[Charts and diagrams as code]
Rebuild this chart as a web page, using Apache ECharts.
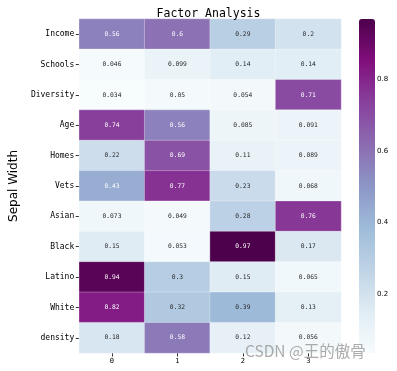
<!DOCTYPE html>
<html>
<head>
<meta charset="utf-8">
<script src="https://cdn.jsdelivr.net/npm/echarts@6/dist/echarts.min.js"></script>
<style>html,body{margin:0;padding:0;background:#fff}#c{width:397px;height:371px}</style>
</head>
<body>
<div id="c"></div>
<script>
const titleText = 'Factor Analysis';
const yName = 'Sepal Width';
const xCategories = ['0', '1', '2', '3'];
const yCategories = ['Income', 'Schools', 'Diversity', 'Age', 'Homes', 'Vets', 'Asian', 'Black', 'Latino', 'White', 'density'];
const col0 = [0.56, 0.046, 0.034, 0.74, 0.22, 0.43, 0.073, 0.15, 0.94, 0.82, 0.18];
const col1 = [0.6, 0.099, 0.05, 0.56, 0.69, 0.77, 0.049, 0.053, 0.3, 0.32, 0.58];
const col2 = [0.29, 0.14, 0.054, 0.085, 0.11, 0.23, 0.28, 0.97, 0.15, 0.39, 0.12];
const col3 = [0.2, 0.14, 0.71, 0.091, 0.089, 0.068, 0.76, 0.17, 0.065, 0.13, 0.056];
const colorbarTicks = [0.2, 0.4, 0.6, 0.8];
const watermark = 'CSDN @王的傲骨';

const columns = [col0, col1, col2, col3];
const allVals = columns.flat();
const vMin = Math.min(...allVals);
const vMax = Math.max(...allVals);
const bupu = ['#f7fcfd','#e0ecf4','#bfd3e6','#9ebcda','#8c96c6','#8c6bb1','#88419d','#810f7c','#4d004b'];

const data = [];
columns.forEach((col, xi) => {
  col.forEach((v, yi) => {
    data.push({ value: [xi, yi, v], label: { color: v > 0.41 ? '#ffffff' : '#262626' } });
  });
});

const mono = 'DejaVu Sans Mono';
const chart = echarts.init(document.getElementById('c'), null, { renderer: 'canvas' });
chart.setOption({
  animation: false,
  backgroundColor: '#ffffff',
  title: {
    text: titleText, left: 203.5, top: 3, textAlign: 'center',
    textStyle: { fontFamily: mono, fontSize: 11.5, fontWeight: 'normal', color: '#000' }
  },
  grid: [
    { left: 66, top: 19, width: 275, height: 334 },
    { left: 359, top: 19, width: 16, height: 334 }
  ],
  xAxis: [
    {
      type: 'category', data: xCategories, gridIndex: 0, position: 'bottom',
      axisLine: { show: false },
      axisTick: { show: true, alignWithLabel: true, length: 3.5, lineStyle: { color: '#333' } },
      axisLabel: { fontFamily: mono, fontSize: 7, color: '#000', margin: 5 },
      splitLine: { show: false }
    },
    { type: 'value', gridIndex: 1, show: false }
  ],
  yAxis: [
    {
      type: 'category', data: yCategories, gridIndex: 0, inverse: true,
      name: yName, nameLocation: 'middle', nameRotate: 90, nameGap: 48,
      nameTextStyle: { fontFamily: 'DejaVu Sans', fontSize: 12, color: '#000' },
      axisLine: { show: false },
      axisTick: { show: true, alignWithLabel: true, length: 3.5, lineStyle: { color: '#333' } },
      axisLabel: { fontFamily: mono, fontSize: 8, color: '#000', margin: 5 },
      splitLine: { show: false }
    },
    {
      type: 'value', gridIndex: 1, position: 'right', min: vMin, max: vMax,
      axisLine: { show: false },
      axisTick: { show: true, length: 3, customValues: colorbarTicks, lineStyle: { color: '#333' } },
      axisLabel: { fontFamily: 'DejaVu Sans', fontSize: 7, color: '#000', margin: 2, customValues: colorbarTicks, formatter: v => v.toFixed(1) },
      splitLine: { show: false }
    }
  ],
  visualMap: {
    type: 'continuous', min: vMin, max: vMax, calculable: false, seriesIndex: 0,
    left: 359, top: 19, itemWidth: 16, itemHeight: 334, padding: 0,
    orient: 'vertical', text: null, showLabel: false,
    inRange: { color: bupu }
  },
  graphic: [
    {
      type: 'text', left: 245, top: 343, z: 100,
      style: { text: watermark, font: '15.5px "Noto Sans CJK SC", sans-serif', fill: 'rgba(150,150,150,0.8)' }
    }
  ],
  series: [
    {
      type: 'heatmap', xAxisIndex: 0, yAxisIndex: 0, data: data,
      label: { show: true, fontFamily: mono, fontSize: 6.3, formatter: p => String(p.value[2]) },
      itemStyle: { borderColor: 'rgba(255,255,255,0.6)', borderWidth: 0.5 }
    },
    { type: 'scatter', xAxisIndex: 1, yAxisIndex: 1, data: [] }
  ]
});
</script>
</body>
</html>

...

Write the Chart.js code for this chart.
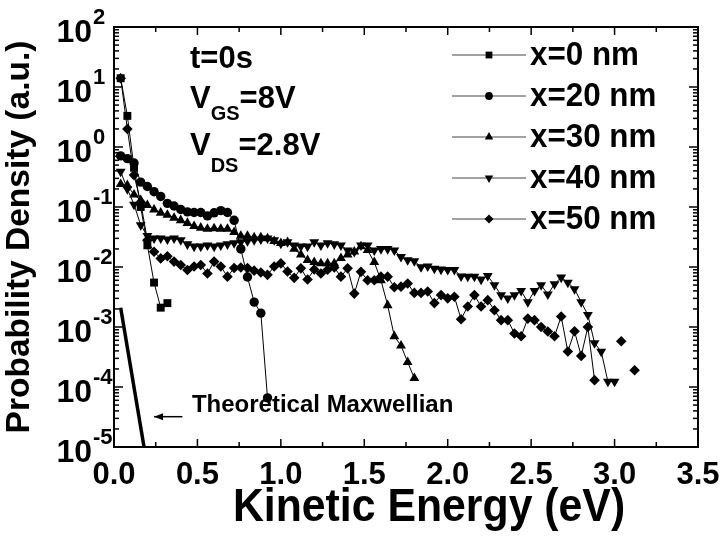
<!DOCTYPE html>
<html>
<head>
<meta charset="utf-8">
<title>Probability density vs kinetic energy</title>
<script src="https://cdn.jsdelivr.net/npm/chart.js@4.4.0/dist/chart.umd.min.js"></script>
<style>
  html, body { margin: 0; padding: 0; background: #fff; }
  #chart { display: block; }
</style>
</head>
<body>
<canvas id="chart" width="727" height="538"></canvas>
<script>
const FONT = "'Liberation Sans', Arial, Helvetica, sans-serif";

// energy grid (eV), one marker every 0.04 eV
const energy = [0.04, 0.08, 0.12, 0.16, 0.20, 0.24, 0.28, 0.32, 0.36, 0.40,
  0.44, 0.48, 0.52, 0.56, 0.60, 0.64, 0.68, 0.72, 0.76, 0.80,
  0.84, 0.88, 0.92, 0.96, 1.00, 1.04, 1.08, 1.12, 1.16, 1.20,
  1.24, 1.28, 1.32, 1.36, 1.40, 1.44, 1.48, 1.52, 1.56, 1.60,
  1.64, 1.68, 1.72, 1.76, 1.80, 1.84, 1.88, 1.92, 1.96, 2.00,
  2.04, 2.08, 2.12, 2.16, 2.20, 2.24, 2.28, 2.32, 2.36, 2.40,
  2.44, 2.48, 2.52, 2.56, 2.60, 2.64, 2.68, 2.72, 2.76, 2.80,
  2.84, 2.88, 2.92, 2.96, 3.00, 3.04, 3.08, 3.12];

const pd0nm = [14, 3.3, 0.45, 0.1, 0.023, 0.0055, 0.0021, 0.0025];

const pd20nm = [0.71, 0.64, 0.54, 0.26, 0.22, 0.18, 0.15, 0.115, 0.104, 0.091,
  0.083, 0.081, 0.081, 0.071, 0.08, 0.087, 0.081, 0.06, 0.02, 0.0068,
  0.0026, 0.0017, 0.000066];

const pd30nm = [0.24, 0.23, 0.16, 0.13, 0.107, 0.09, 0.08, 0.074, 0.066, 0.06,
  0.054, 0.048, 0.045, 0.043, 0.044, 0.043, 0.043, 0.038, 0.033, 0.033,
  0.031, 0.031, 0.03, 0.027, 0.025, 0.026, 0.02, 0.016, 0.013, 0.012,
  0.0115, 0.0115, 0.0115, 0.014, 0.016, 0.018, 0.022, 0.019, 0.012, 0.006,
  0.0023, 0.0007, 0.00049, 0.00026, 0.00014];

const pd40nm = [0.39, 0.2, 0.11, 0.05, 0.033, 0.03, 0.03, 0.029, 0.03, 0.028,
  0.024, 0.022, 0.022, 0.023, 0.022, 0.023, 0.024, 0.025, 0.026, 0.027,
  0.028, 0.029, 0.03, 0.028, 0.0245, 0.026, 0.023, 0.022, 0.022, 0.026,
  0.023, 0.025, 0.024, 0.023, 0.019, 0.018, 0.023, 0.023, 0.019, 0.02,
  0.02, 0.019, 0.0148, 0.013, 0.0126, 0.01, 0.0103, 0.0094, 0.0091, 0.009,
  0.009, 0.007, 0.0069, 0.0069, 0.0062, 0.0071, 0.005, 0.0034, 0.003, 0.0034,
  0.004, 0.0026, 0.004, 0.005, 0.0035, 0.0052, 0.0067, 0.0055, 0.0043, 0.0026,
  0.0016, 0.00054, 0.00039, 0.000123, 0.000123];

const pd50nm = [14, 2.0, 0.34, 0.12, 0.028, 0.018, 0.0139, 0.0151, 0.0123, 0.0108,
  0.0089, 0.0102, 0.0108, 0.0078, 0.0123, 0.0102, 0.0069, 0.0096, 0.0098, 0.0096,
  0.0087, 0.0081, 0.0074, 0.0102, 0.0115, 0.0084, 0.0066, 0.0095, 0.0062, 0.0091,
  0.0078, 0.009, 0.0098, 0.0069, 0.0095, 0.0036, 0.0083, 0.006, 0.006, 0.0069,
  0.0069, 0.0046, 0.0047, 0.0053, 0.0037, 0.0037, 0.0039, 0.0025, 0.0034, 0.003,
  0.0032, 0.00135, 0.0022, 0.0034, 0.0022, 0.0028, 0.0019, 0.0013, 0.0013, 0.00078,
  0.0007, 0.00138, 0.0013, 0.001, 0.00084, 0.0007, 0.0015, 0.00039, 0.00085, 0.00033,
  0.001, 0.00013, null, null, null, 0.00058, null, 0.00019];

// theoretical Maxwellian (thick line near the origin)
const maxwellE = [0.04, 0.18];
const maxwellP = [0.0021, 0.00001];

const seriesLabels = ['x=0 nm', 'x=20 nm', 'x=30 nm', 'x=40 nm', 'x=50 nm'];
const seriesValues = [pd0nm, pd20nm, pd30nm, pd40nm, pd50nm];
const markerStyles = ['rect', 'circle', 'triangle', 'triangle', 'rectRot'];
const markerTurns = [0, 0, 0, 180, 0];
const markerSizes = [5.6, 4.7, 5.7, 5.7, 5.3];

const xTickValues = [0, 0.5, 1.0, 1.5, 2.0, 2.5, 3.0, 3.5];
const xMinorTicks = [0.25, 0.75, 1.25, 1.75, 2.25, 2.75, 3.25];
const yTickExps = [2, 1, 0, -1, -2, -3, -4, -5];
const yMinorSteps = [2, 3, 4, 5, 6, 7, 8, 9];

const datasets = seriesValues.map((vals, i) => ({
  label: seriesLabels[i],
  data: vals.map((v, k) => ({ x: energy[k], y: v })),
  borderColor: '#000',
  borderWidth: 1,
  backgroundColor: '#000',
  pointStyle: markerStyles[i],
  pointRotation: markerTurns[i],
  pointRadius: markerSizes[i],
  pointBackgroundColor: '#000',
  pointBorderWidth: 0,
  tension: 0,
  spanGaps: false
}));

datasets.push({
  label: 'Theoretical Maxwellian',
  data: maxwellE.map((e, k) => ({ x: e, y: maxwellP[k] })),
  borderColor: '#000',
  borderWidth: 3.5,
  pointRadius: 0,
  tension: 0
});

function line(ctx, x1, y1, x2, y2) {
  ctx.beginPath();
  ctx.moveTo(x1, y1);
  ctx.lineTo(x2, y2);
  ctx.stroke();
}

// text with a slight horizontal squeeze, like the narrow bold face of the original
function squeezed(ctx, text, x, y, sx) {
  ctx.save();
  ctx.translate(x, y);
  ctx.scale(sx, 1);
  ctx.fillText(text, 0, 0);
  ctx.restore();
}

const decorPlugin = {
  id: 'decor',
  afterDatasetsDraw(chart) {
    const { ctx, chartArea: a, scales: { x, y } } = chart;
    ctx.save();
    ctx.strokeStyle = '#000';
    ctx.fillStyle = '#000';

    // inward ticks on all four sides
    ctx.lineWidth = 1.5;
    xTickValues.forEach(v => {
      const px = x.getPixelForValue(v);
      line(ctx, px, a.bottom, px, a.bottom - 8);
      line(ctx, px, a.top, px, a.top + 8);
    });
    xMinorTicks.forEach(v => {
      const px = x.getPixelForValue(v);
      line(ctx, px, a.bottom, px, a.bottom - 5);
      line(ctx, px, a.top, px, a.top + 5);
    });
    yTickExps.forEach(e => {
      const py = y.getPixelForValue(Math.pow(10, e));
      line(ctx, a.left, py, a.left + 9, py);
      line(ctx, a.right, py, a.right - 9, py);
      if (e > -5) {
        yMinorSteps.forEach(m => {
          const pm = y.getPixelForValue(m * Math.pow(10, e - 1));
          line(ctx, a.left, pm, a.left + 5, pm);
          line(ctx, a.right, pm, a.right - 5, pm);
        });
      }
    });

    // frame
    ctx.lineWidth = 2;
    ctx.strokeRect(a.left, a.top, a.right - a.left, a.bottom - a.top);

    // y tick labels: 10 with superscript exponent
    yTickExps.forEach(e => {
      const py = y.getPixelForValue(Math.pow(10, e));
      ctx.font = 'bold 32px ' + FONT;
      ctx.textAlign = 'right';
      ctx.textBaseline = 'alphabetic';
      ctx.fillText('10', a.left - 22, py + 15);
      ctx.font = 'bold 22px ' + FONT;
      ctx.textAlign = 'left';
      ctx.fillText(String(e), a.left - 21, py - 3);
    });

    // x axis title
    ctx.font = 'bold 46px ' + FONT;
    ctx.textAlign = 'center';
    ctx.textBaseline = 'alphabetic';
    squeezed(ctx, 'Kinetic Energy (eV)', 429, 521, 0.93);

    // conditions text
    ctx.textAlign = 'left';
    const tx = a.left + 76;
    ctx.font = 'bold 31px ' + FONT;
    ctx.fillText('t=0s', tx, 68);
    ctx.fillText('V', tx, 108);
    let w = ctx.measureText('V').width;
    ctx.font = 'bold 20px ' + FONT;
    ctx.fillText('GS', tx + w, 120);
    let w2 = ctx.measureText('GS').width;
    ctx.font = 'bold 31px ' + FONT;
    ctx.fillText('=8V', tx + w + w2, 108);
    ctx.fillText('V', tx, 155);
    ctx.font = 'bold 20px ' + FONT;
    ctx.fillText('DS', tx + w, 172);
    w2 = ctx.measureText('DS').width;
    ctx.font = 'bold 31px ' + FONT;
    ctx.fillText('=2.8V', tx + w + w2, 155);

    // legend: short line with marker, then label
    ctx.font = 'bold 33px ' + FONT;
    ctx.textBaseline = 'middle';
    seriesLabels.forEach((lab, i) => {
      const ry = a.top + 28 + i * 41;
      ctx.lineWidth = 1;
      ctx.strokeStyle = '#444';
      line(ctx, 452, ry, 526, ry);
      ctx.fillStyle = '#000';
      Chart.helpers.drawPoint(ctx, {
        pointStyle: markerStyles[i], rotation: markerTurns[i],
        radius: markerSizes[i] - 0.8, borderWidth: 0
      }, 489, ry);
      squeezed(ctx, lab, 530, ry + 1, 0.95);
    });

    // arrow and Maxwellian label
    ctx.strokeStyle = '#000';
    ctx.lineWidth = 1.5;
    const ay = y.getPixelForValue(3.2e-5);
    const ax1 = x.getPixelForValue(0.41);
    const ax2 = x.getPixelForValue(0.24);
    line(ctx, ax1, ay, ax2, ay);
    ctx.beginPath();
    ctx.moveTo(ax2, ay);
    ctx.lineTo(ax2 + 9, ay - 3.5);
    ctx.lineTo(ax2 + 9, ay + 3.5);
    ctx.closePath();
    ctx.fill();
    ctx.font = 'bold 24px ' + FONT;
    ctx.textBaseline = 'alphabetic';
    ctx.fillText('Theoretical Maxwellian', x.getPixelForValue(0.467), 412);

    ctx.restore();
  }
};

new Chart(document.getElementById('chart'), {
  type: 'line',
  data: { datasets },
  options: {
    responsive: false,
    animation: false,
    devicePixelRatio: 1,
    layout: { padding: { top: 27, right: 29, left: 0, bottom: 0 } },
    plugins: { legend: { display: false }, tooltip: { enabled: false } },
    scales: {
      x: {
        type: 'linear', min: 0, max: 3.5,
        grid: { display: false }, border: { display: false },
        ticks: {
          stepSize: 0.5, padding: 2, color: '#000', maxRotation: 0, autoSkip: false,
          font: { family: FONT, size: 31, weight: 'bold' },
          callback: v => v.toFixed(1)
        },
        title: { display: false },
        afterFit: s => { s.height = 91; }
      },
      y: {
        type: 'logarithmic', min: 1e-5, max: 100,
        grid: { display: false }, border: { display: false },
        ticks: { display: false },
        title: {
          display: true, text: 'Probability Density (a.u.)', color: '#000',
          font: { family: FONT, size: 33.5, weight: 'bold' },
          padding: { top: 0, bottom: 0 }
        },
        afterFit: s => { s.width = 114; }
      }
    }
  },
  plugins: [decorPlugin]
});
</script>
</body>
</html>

==

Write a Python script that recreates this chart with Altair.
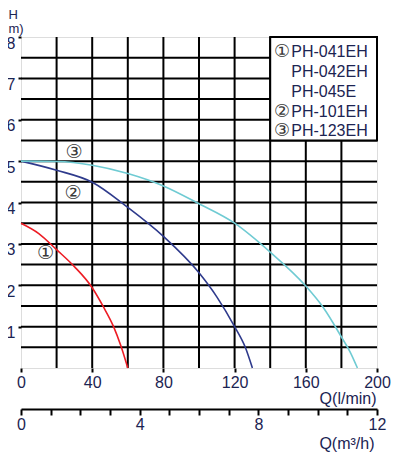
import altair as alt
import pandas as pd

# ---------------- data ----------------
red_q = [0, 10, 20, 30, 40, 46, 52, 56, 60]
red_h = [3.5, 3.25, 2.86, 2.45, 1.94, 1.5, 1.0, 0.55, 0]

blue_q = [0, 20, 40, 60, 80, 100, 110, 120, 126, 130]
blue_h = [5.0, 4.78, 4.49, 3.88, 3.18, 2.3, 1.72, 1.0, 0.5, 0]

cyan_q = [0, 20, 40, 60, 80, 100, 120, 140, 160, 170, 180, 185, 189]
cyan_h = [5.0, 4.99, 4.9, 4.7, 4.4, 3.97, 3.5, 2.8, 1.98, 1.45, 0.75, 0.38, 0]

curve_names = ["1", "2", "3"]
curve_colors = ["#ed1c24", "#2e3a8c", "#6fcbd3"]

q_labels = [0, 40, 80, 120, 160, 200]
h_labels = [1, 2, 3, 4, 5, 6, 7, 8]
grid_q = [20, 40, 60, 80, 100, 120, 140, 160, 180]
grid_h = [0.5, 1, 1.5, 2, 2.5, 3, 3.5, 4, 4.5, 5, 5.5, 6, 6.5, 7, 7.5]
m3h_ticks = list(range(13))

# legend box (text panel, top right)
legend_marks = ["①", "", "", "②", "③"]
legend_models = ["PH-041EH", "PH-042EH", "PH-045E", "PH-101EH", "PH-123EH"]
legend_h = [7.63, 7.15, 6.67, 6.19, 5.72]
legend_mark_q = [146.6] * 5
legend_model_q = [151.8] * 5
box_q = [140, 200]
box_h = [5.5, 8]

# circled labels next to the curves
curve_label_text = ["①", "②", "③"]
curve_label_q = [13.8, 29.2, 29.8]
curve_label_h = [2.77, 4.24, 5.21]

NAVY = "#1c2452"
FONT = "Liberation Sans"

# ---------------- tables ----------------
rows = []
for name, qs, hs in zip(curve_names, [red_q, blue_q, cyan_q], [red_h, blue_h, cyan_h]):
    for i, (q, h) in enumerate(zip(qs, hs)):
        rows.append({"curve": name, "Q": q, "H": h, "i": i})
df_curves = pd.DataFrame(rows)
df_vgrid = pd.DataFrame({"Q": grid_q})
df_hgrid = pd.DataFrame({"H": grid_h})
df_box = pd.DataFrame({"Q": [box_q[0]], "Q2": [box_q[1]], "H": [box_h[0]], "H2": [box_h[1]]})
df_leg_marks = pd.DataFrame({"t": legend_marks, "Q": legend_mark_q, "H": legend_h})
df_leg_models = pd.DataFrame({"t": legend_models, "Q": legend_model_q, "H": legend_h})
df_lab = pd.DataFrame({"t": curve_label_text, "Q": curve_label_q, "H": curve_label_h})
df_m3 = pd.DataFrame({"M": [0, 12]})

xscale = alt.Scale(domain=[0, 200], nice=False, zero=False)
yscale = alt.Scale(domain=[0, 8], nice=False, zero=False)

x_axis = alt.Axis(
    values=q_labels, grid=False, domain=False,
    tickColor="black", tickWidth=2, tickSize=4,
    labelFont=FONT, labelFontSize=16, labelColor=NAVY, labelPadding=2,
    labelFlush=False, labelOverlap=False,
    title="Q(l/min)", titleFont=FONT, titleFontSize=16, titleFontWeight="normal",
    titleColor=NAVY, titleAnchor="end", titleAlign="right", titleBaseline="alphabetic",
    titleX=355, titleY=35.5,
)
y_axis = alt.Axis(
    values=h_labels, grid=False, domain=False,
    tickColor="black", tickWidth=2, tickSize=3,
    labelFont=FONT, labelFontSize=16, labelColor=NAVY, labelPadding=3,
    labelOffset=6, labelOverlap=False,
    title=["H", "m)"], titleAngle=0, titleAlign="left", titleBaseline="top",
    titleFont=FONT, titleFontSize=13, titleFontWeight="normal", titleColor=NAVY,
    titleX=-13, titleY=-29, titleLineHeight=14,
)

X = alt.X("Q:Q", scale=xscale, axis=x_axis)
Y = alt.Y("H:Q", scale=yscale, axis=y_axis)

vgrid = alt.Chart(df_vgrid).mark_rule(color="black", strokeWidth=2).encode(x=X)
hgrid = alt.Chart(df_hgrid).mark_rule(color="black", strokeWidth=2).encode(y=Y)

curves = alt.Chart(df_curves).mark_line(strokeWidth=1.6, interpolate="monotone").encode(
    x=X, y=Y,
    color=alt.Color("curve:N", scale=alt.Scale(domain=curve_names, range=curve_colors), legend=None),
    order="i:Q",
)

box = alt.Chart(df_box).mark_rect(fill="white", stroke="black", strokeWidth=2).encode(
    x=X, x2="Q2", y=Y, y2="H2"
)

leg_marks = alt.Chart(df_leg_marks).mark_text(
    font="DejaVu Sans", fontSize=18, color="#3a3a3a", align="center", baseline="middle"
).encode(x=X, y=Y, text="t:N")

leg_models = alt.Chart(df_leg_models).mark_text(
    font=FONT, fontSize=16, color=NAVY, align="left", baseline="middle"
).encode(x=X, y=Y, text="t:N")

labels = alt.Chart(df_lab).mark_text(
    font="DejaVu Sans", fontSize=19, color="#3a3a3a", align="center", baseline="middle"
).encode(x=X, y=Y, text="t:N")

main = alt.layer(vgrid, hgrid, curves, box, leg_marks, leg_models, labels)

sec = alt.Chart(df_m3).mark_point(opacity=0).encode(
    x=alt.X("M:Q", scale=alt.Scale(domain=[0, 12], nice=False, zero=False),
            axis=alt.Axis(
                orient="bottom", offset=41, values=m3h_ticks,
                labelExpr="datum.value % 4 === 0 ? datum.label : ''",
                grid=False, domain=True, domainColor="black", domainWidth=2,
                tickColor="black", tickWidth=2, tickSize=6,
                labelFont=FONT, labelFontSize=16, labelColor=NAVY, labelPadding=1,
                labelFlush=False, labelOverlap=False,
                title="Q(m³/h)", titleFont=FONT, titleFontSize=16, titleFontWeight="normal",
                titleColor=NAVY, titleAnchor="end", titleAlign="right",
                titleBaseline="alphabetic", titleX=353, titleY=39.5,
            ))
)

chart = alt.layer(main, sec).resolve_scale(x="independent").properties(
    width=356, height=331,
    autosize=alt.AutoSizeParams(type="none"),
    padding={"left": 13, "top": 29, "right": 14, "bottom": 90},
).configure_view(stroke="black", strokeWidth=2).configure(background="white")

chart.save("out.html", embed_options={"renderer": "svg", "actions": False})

#### WORK REQUIRED
Examine the records and pull out every line where the string "Write" occurs.

#### ANSWER BELOW
Write the Chart.js code for this chart.
Write a Python script that recreates this chart with Altair.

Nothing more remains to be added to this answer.